Both Aramco and ADNOC are expected to lower their OSP differentials of Asia-bound crude oil loading in September between 30 cents/b to $1/b, participants surveyed by S&P Global Platts said in the week ending July 30.
"Guessing that they will have to cut by at least 30 cents/b. Based on current economics, demand is not coming back soon unless OSPs go down next month," a Singapore-based crude oil trader said.
Earlier in July, Aramco raised the August OSPs for its crude supplies to Asia by $1/b for all grades. ADNOC, meanwhile, raised the August OSPs for its Murban and Upper Zakum crude oil by 75 cents/b and 95 cents/b respectively from July.
While the price increases for August were largely expected, buyers' appetite remained largely lackluster amid suppressed refinery margins. The easing of OPEC+ production cuts following a key monitoring committee review on July 15 and ample supply from storage also weighed on the sentiment.
Middle Eastern crude supply is expected to increase from August as the OPEC+ alliance will ease their production cut to 7.7 million b/d in August until the end of the year, from 9.7 milliom b/d in May, Platts earlier reported.
Reflecting this sentiment, the spread between benchmark front-month cash Dubai versus same-month Dubai futures, also known as the M1-M3 spread, plunged from a high of $1.29/b at the start of July to a two-month low of minus 20 cents/b on July 28, Platts data showed.
"All [grades expected to go] down a dollar for both Saudi and ADNOC OSPS," a source from a western oil major said, noting the current weakness in the market.
"The [OSPs for] medium-heavy grades like Upper Zakum are likely to go down more, the current OSP [for UZ] is too high and most product cracks are not showing much improvement from last month," a source from a Chinese trading house said.
The discounts seen for the M1-M3 spread in recent days had lowered the average of the key price indicator down to a premium of 75 cents/b in July so far, lower than an average of 84 cents/b premium for the whole of June, Platts data showed.
The M1-M3 spread is a key price indicator for Middle East sour crude market, tracked by the producers in the same region to define the core direction and extent of price hikes or cuts.
"The OSPs should drop in line with the formula or more. Plus if we look at the weakness for Oman market recently, there is room for medium-heavy grades to go even lower," a source from a Japanese refinery said.

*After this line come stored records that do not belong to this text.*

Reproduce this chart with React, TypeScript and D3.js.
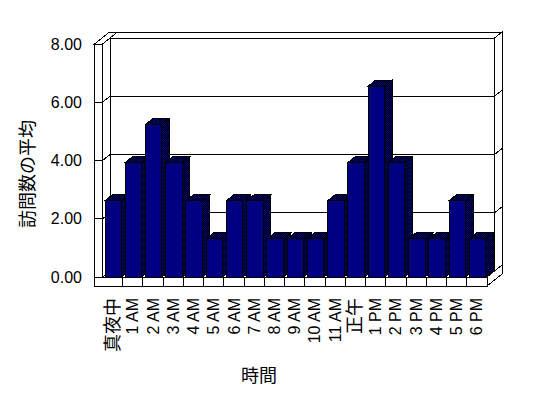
import * as d3 from "d3";

// hourly categories (x axis)
const categories = [
  "真夜中", "1 AM", "2 AM", "3 AM", "4 AM", "5 AM", "6 AM", "7 AM", "8 AM", "9 AM",
  "10 AM", "11 AM", "正午", "1 PM", "2 PM", "3 PM", "4 PM", "5 PM", "6 PM",
];
// average visits per hour
const visits = [
  2.62, 3.93, 5.24, 3.93, 2.62, 1.31, 2.62, 2.62, 1.31, 1.31,
  1.31, 2.62, 3.93, 6.55, 3.93, 1.31, 1.31, 2.62, 1.31,
];
const yTicks = [0, 2, 4, 6, 8];
const yTitle = "訪問数の平均";
const xTitle = "時間";

const W = 548;
const H = 398;
const FONT = "'Liberation Sans', Arial, 'Noto Sans CJK JP', sans-serif";

// plot box (front plane) and oblique depth step
const left = 102.5;
const right = 487;
const top = 44;
const base = 277;
const floorBottom = 286;
const wallOuter = 94.5;
const dx = 7.5; // one depth unit goes up-right
const dy = -6;

const P = (x: number, y: number, z: number): [number, number] => [x + dx * z, y + dy * z];
const poly = (pts: [number, number][]) => "M" + pts.map((p) => p.join(",")).join("L") + "Z";

export default function App() {
  const y = d3.scaleLinear().domain([0, 8]).range([base, top]);
  const x = d3.scaleBand<string>().domain(categories).range([left, right]).padding(0);
  const step = x.bandwidth();
  const barW = step * 0.815;
  const barOff = 2.5;
  const fmt = d3.format(".2f");

  // walls and floor, far faces first
  const faces = [
    // back wall front face
    [P(left, top, 1), P(right, top, 1), P(right, base, 1), P(left, base, 1)],
    // back wall top
    [P(left, top, 1), P(right, top, 1), P(right, top, 2), P(left, top, 2)],
    // back wall right side
    [P(right, top, 1), P(right, top, 2), P(right, base, 2), P(right, base, 1)],
    // left wall inner face
    [P(left, top, 0), P(left, top, 1), P(left, base, 1), P(left, base, 0)],
    // left wall top
    [P(wallOuter, top, 0), P(left, top, 0), P(left, top, 2), P(wallOuter, top, 2)],
    // left wall front
    [P(wallOuter, top, 0), P(left, top, 0), P(left, base, 0), P(wallOuter, base, 0)],
    // floor top
    [P(left, base, 0), P(right, base, 0), P(right, base, 1), P(left, base, 1)],
    // floor right side
    [P(right, base, 0), P(right, base, 2), P(right, floorBottom, 2), P(right, floorBottom, 0)],
    // floor front
    [P(wallOuter, base, 0), P(right, base, 0), P(right, floorBottom, 0), P(wallOuter, floorBottom, 0)],
  ];

  const grid = yTicks.filter((v) => v > 0 && v < 8);

  return (
    <svg
      width={W}
      height={H}
      style={{ position: "absolute", left: 0, top: 0, background: "#fff" }}
      fontFamily={FONT}
    >
      <defs>
        <pattern id="dither" width="2" height="2" patternUnits="userSpaceOnUse">
          <rect width="2" height="2" fill="#000" />
          <rect width="1" height="1" fill="#000080" />
          <rect x="1" y="1" width="1" height="1" fill="#000080" />
        </pattern>
      </defs>

      <g fill="#fff" stroke="#000" strokeWidth={1} shapeRendering="crispEdges">
        {faces.map((f, i) => (
          <path key={i} d={poly(f)} />
        ))}
      </g>

      {/* gridlines: tick on wall front, diagonal on inner wall, back wall, right side */}
      <g fill="none" stroke="#000" strokeWidth={1} shapeRendering="crispEdges">
        {grid.map((v) => {
          const yy = y(v);
          const pts: [number, number][] = [
            P(wallOuter, yy, 0),
            P(left, yy, 0),
            P(left, yy, 1),
            P(right, yy, 1),
            P(right, yy, 2),
          ];
          return <path key={v} d={"M" + pts.map((p) => p.join(",")).join("L")} />;
        })}
        {/* category ticks on the floor front */}
        {categories.slice(1).map((c) => (
          <line key={c} x1={x(c)!} x2={x(c)!} y1={base} y2={floorBottom} />
        ))}
      </g>

      {/* bars, left to right so each covers the previous side face */}
      <g stroke="#000" strokeWidth={1} shapeRendering="crispEdges">
        {categories.map((c, i) => {
          const x0 = x(c)! + barOff;
          const x1 = x0 + barW;
          const yt = y(visits[i]);
          return (
            <g key={c}>
              <path d={poly([P(x1, yt, 0), P(x1, yt, 1), P(x1, base, 1), P(x1, base, 0)])} fill="url(#dither)" />
              <path d={poly([P(x0, yt, 0), P(x1, yt, 0), P(x1, yt, 1), P(x0, yt, 1)])} fill="url(#dither)" />
              <rect x={x0} y={yt} width={barW} height={base - yt} fill="#000080" />
            </g>
          );
        })}
      </g>

      {/* y tick labels */}
      <g fontSize={16} textAnchor="end" fill="#000">
        {yTicks.map((v) => (
          <text key={v} x={82} y={y(v)} dominantBaseline="central">
            {fmt(v)}
          </text>
        ))}
      </g>

      {/* x tick labels, rotated */}
      <g fill="#000" textAnchor="end">
        {categories.map((c) => {
          const cx = x(c)! + step / 2;
          const cjk = /[^\x00-\x7f]/.test(c);
          return (
            <text
              key={c}
              transform={`translate(${cx},298) rotate(-90)`}
              dominantBaseline="central"
              fontSize={cjk ? 18 : 16}
            >
              {c}
            </text>
          );
        })}
      </g>

      <text
        transform="translate(28,174) rotate(-90)"
        textAnchor="middle"
        dominantBaseline="central"
        fontSize={18}
      >
        {yTitle}
      </text>
      <text x={259} y={376} textAnchor="middle" dominantBaseline="central" fontSize={18}>
        {xTitle}
      </text>
    </svg>
  );
}
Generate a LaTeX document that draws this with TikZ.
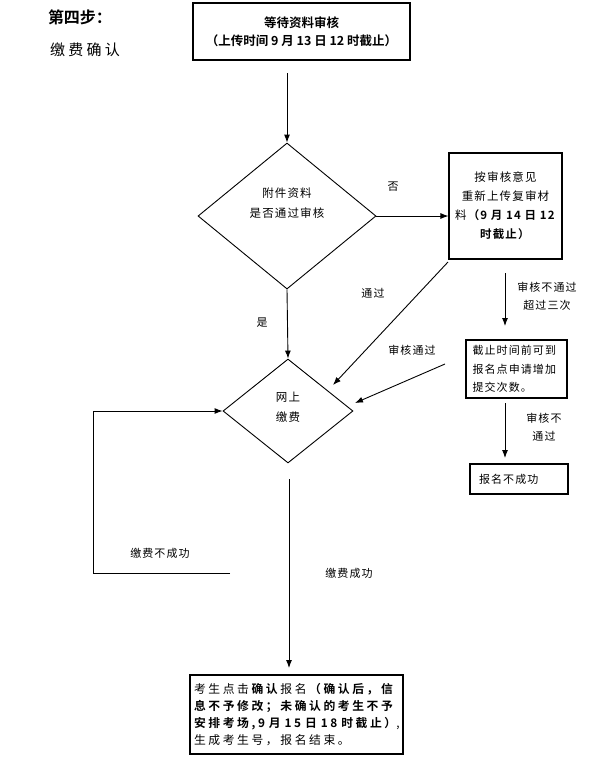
\documentclass[tikz,border=0pt]{standalone}
\usepackage{fontspec}
\setmainfont{Noto Sans CJK SC}[BoldFont={Noto Sans CJK SC Bold}]
\newfontfamily\cjkwide{Noto Sans CJK SC}[LetterSpace=22,BoldFont={Noto Sans CJK SC Bold}]
\newfontfamily\cjksemi{Noto Sans CJK SC}[LetterSpace=10,BoldFont={Noto Sans CJK SC Bold}]
\usetikzlibrary{positioning,arrows.meta,shapes.geometric}
\tikzset{
    headline/.style={
        font=\fontsize{16}{18}\selectfont\bfseries
    },
    subhead/.style={
        font=\cjkwide\fontsize{15}{18}\selectfont
    },
    waitbox/.style={
        draw,
        line width=1.1pt,
        inner sep=0pt,
        align=center
    },
    heavybox/.style={
        draw,
        line width=1.8pt,
        inner sep=0pt,
        align=left
    },
    decision/.style={
        draw,
        diamond,
        line width=0.9pt,
        inner sep=0pt
    },
    decisiontext/.style={
        align=center,
        font=\cjksemi\fontsize{11.5}{20}\selectfont
    },
    note/.style={
        align=center,
        font=\cjksemi\fontsize{11}{18}\selectfont
    },
    arrow/.style={-{Latex[length=8pt,width=6pt]}, line width=0.9pt},
    plain/.style={line width=0.9pt}
}

\begin{document}
\begin{tikzpicture}[x=1pt,y=-1pt]

\useasboundingbox (0,0) rectangle (589,764);

% Heading
\node[headline] (step) at (80,17) {第四步：};
\node[subhead]  (topic) at (85,50) {缴费确认};

% Boxes
\node[waitbox, minimum width=217pt, minimum height=57pt,
      font=\fontsize{12.5}{18}\selectfont\bfseries] (wait) at (301.5,31.5)
{等待资料审核\\（上传时间 9 月 13 日 12 时截止）};

\node[waitbox, minimum width=113pt, minimum height=106pt,
      font=\cjksemi\fontsize{11.5}{19}\selectfont] (resubmit) at (505.5,206)
{按审核意见\\重新上传复审材\\料\textbf{（9 月 14 日 12}\\\textbf{时截止）}};

\node[heavybox, minimum width=101pt, minimum height=58pt, text width=88pt,
      font=\cjksemi\fontsize{11}{18.5}\selectfont] (apply) at (516.5,369)
{截止时间前可到\\报名点申请增加\\提交次数。};

\node[heavybox, minimum width=98pt, minimum height=30pt, text width=80pt,
      font=\cjksemi\fontsize{11}{18}\selectfont] (fail) at (519,479)
{报名不成功};

\node[heavybox, minimum width=213pt, minimum height=79pt, text width=205pt,
      font=\cjkwide\fontsize{11.8}{17.3}\selectfont] (confirm) at (296.5,714.5)
{考生点击\textbf{确认}报名\textbf{（确认后，信}\\
\textbf{息不予修改；未确认的考生不予}\\
\textbf{安排考场,9 月 15 日 18 时截止）},\\
生成考生号，报名结束。};

% Decisions
\node[decision, minimum width=178pt, minimum height=146pt] (check) at (287,216) {};
\node[decisiontext] (checktxt) at (287,203) {附件资料\\是否通过审核};

\node[decision, minimum width=130pt, minimum height=104pt] (pay) at (288,411) {};
\node[decisiontext] (paytxt) at (288,407) {网上\\缴费};

% Free ends
\coordinate (a0) at (287,73);
\coordinate (b0) at (448,262);
\coordinate (b1) at (333,385);
\coordinate (c0) at (505,273);
\coordinate (c1) at (505,326);
\coordinate (e0) at (445,364);
\coordinate (e1) at (355,403);
\coordinate (f0) at (505,403);
\coordinate (f1) at (505,458);
\coordinate (g0) at (230,573);
\coordinate (g1) at (93,573);
\coordinate (g2) at (93,411);
\coordinate (h0) at (289,479);
\coordinate (h1) at (289,668);

% Connectors
\draw[arrow] (a0) -- (check.north);
\draw[arrow] (check.east) -- (check.east -| resubmit.west);
\draw[arrow] (check.south) -- (pay.north);
\draw[arrow] (b0) -- (b1);
\draw[arrow] (c0) -- (c1);
\draw[arrow] (e0) -- (e1);
\draw[arrow] (f0) -- (f1);
\draw[arrow] (g0) -- (g1) -- (g2) -- (pay.west);
\draw[arrow] (h0) -- (h1);

% Labels
\node[note] (no)      at (393,187) {否};
\node[note] (yes)     at (262,323) {是};
\node[note] (passed)  at (373,293) {通过};
\node[note] (thrice)  at (547,296) {审核不通过\\超过三次};
\node[note] (okay)    at (412,350) {审核通过};
\node[note] (notpass) at (544,427) {审核不\\通过};
\node[note] (payfail) at (160,553) {缴费不成功};
\node[note] (payok)   at (349,573) {缴费成功};

\end{tikzpicture}
\end{document}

Platts cash Oman spread to Dubai futures averaged lower at 86 cents/b premium in July so far, down from an average of 89 cents/b premium over June.
The spread, however, had also flipped into discount for the first time in two months earlier in the week. The spread had dipped into a discount of minus 20 cents/b on July 28 and was assessed at minus 15 cents/b at the Asia close on July 29. This compared to a premium of $1.25/b seen at the start of the month.

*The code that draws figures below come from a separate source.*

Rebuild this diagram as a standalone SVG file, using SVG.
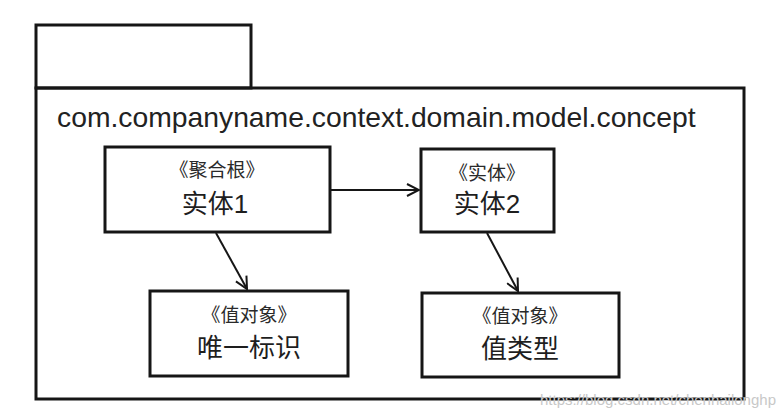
<svg xmlns="http://www.w3.org/2000/svg" width="784" height="416" viewBox="0 0 784 416">
<defs>
<style>
.frame{fill:none;stroke:#161616;stroke-width:3}
.box{fill:#fff;stroke:#161616;stroke-width:3}
.conn{fill:none;stroke:#161616;stroke-width:2}
.head{fill:none;stroke:#161616;stroke-width:2;stroke-linejoin:miter}
.st{font-family:"Liberation Sans","Noto Sans CJK SC",sans-serif;font-size:19px;fill:#2a2a2a;text-anchor:middle}
.nm{font-family:"Liberation Sans","Noto Sans CJK SC",sans-serif;font-size:26px;fill:#1e1e1e;text-anchor:middle}
.title{font-family:"Liberation Sans",Arial,sans-serif;font-size:28.3px;fill:#222}
.wm{font-family:"Liberation Sans",Arial,sans-serif;font-size:15px;fill:#c8c8c8;text-anchor:end}
</style>
<marker id="arr" viewBox="0 0 14 14" refX="13" refY="7" markerWidth="14" markerHeight="14" markerUnits="userSpaceOnUse" orient="auto">
<path class="head" d="M1,1 L13,7 L1,13"/>
</marker>
</defs>
<g id="package">
<rect class="frame" x="36" y="25" width="215" height="63"/>
<rect class="frame" x="36" y="88" width="708" height="311"/>
<text class="title" x="57" y="127">com.companyname.context.domain.model.concept</text>
</g>
<g id="connectors">
<line class="conn" x1="331" y1="190" x2="419" y2="190" marker-end="url(#arr)"/>
<line class="conn" x1="216" y1="233" x2="247" y2="289" marker-end="url(#arr)"/>
<line class="conn" x1="487" y1="233" x2="518" y2="291" marker-end="url(#arr)"/>
</g>
<g id="entity1">
<rect class="box" x="105" y="147" width="225" height="85"/>
<text class="st" x="217" y="177">《聚合根》</text>
<text class="nm" x="215" y="213">实体1</text>
</g>
<g id="entity2">
<rect class="box" x="421" y="149" width="133" height="83"/>
<text class="st" x="487" y="180">《实体》</text>
<text class="nm" x="487" y="213">实体2</text>
</g>
<g id="identity">
<rect class="box" x="150" y="291" width="198" height="85"/>
<text class="st" x="249" y="322">《值对象》</text>
<text class="nm" x="249" y="357">唯一标识</text>
</g>
<g id="valuetype">
<rect class="box" x="422" y="293" width="197" height="84"/>
<text class="st" x="520" y="323">《值对象》</text>
<text class="nm" x="520" y="358">值类型</text>
</g>
<text class="wm" x="776" y="405">https://blog.csdn.net/chenhailonghp</text>
</svg>
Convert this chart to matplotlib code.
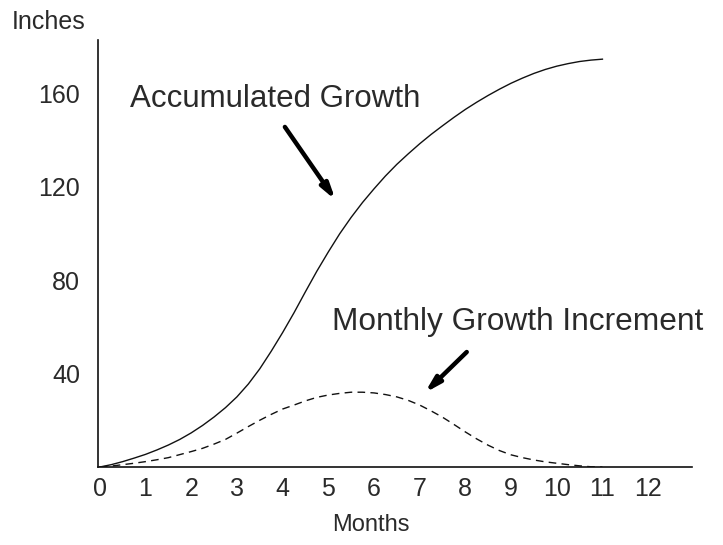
import matplotlib
matplotlib.use("Agg")
import matplotlib.pyplot as plt

# Data (quarter-month readings)
months = [0, 0.25, 0.5, 0.75, 1, 1.25, 1.5, 1.75, 2, 2.25, 2.5, 2.75, 3,
          3.25, 3.5, 3.75, 4, 4.25, 4.5, 4.75, 5, 5.25, 5.5, 5.75, 6, 6.25,
          6.5, 6.75, 7, 7.25, 7.5, 7.75, 8, 8.25, 8.5, 8.75, 9, 9.25, 9.5,
          9.75, 10, 10.25, 10.5, 10.75, 11]
accumulated = [0, 1.0, 2.3, 3.8, 5.4, 7.3, 9.4, 11.8, 14.6, 17.8, 21.4, 25.4,
               30, 35.5, 42, 49.5, 57.5, 66, 75, 83.8, 92, 99.8, 106.8, 113.2,
               119, 124.5, 129.5, 134, 138.3, 142.3, 146, 149.6, 153, 156.1,
               159, 161.7, 164.2, 166.4, 168.4, 170.1, 171.5, 172.6, 173.5,
               174.1, 174.5]
monthly = [0, 0.4, 1.0, 1.6, 2.3, 3.1, 4.0, 5.3, 6.6, 8.0, 9.8, 11.8, 14.5,
           17.3, 20, 22.5, 24.8, 26.5, 28.3, 29.8, 30.8, 31.5, 32, 32, 31.7,
           31, 30, 28.5, 26.5, 24, 21.3, 18.2, 15, 12, 9.3, 7, 5.2, 4, 3,
           2.2, 1.6, 1.0, 0.5, 0.1, 0]
x_ticks = list(range(0, 13))
y_ticks = [40, 80, 120, 160]

FONT = "Liberation Sans"
TXT = "#2a2a2a"

fig = plt.figure(figsize=(7.23, 5.45), dpi=100)
ax = fig.add_axes([98 / 723, 78 / 545, 594 / 723, 427 / 545])

ax.plot(months, accumulated, color="#111111", lw=1.0)
ax.plot(months, monthly, color="#111111", lw=1.0, linestyle=(0, (5.5, 3.8)))

ax.set_xlim(-0.04, 12.96)
ax.set_ylim(0, 182.7)

for s in ["top", "right"]:
    ax.spines[s].set_visible(False)
for s in ["left", "bottom"]:
    ax.spines[s].set_linewidth(1.2)
    ax.spines[s].set_color("#111111")

ax.set_xticks(x_ticks)
ax.set_xticklabels([str(v) for v in x_ticks], fontfamily=FONT, fontsize=18, color=TXT)
ax.set_yticks(y_ticks)
ax.set_yticklabels([str(v) for v in y_ticks], fontfamily=FONT, fontsize=18, color=TXT)
ax.tick_params(axis="x", length=0, pad=7)
ax.tick_params(axis="y", length=0, pad=13)

ax.text(0.66, 154, "Accumulated Growth", fontfamily=FONT, fontsize=22.5,
        color=TXT, ha="left", va="baseline")
ax.text(5.08, 58.6, "Monthly Growth Increment", fontfamily=FONT, fontsize=22.8,
        color=TXT, ha="left", va="baseline")

arrow_kw = dict(arrowstyle="-|>,head_length=0.9,head_width=0.25", color="black",
                lw=3.2, shrinkA=0, shrinkB=0)
ax.annotate("", xy=(5.16, 114.2), xytext=(4.05, 145.5), arrowprops=arrow_kw)
ax.annotate("", xy=(7.11, 31.7), xytext=(8.03, 49.2), arrowprops=arrow_kw)

fig.text(12 / 723, 1 - 22 / 545, "Inches", fontfamily=FONT, fontsize=18,
         color=TXT, ha="left", va="center")
fig.text(371 / 723, 1 - 525 / 545, "Months", fontfamily=FONT, fontsize=17,
         color=TXT, ha="center", va="center")

fig.savefig("out.png", dpi=100, facecolor="white")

Oman values dipped amid a dearth of buying appetite from key buyers in China for the September-loading cycle, sources said.
China's crude oil inventory hit a fresh high of 889.35 million barrels in the week ended July 26, compared to 847.50 million barrels a month ago, data from intelligence firm Kpler showed.

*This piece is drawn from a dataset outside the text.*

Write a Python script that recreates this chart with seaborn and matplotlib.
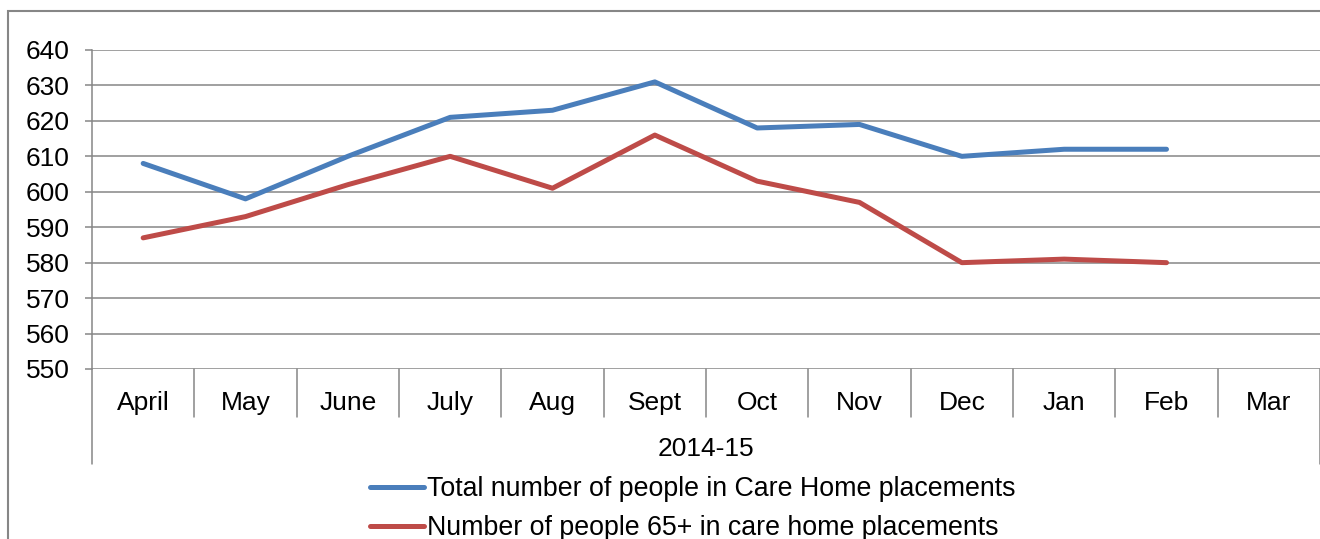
import matplotlib
matplotlib.use("Agg")
import matplotlib.pyplot as plt
from matplotlib.patches import Rectangle
from matplotlib.transforms import blended_transform_factory
import pandas as pd
import seaborn as sns

months = ["April", "May", "June", "July", "Aug", "Sept", "Oct", "Nov", "Dec", "Jan", "Feb", "Mar"]
year_label = "2014-15"
total_label = "Total number of people in Care Home placements"
older_label = "Number of people 65+ in care home placements"
total_values = [608, 598, 610, 621, 623, 631, 618, 619, 610, 612, 612]
older_values = [587, 593, 602, 610, 601, 616, 603, 597, 580, 581, 580]
y_ticks = list(range(550, 641, 10))

BLUE = "#4A7EBB"
RED = "#BE4B48"
GRID = "#868686"

rows = []
for label, vals in ((total_label, total_values), (older_label, older_values)):
    for i, v in enumerate(vals):
        rows.append({"pos": i, "month": months[i], "value": v, "series": label})
df = pd.DataFrame(rows)

sns.set_theme(style="white")
plt.rcParams["font.family"] = ["Liberation Sans", "DejaVu Sans"]
plt.rcParams["text.color"] = "black"

W, H = 1320, 539
fig = plt.figure(figsize=(W / 100, H / 100), dpi=100)
left, right, top, bottom = 92, 1320, 50, 369
ax = fig.add_axes([left / W, 1 - bottom / H, (right - left) / W, (bottom - top) / H])

sns.lineplot(data=df, x="pos", y="value", hue="series", palette=[BLUE, RED],
             linewidth=3.6, ax=ax, sort=False, legend=True)

ax.set_xlim(-0.5, len(months) - 0.5)
ax.set_ylim(y_ticks[0], y_ticks[-1])
ax.set_yticks(y_ticks)
ax.set_xticks([])
ax.set_xlabel("")
ax.set_ylabel("")
ax.yaxis.grid(True, color=GRID, linewidth=1.1)
ax.set_axisbelow(True)
for s in ("top", "right", "bottom"):
    ax.spines[s].set_visible(False)
ax.spines["left"].set_color(GRID)
ax.spines["left"].set_linewidth(1.1)
ax.tick_params(axis="y", which="major", left=True, length=5, width=1.1, color=GRID,
               pad=11, labelsize=19, labelcolor="black")

# category boxes below the plot
tr = blended_transform_factory(ax.transData, ax.transAxes)
ph = bottom - top
inner = -(417 - bottom) / ph
outer = -(464 - bottom) / ph
for k in range(len(months) + 1):
    b = k - 0.5
    end = outer if k in (0, len(months)) else inner
    ax.plot([b, b], [0, end], transform=tr, color=GRID, lw=1.1, clip_on=False)
for i, m in enumerate(months):
    ax.text(i, -(403 - bottom) / ph, m, transform=tr, ha="center", va="center",
            fontsize=19, color="black")
ax.text(0.5, -(449 - bottom) / ph, year_label, transform=ax.transAxes, ha="center",
        va="center", fontsize=19, color="black")

leg = ax.legend(loc="upper left", bbox_to_anchor=(370 / W, 1 - 476 / H),
                bbox_transform=fig.transFigure, frameon=False, borderpad=0,
                borderaxespad=0, fontsize=19.3, handlelength=2.02, handletextpad=0.1,
                labelspacing=0.5, labelcolor="black")
for line in leg.get_lines():
    line.set_linewidth(3.6)

# outer chart frame
fig.add_artist(Rectangle((8 / W, -0.5), 2.0, 1 - 11 / H + 0.5, transform=fig.transFigure,
                         fill=False, edgecolor=GRID, linewidth=1.5))

fig.savefig("out.png", dpi=100, facecolor="white")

Chinese refiners are struggling to digest mass crude oil cargoes purchased during the second quarter, while domestic fuel consumption slowed amid widespread flooding across 23 provinces during the month, Platts have reported.
The lighter crude grades could see more support owing to slight improvements in light product cracks, market participants surveyed said.
"Light grades could be better than the heavier grades seeing how gasoil margins are better... it will be good if they [Middle Eastern producers] lower their OSPs by $1/b but I think 50 cents/b is more possible," a crude oil trader based in north Asia said.
Second-month gasoil swap crack versus Dubai averaged higher at $6.73/b for July so far, compared to an average of $5.76/b in June, Platts data showed.
However, others sources noted that a fall in gasoline margins is likely to weigh on the sentiment for the light sour barrels.
The second-month 92 RON gasoline swap crack to Dubai swap averaged at $2.76/b in July, falling from an average of $3/b in June, Platts data showed.
"There's not much improvement on margins and market has crashed considerably this week, expecting OSPs to come off by 30 to 50 cents," a source from a Chinese refinery said.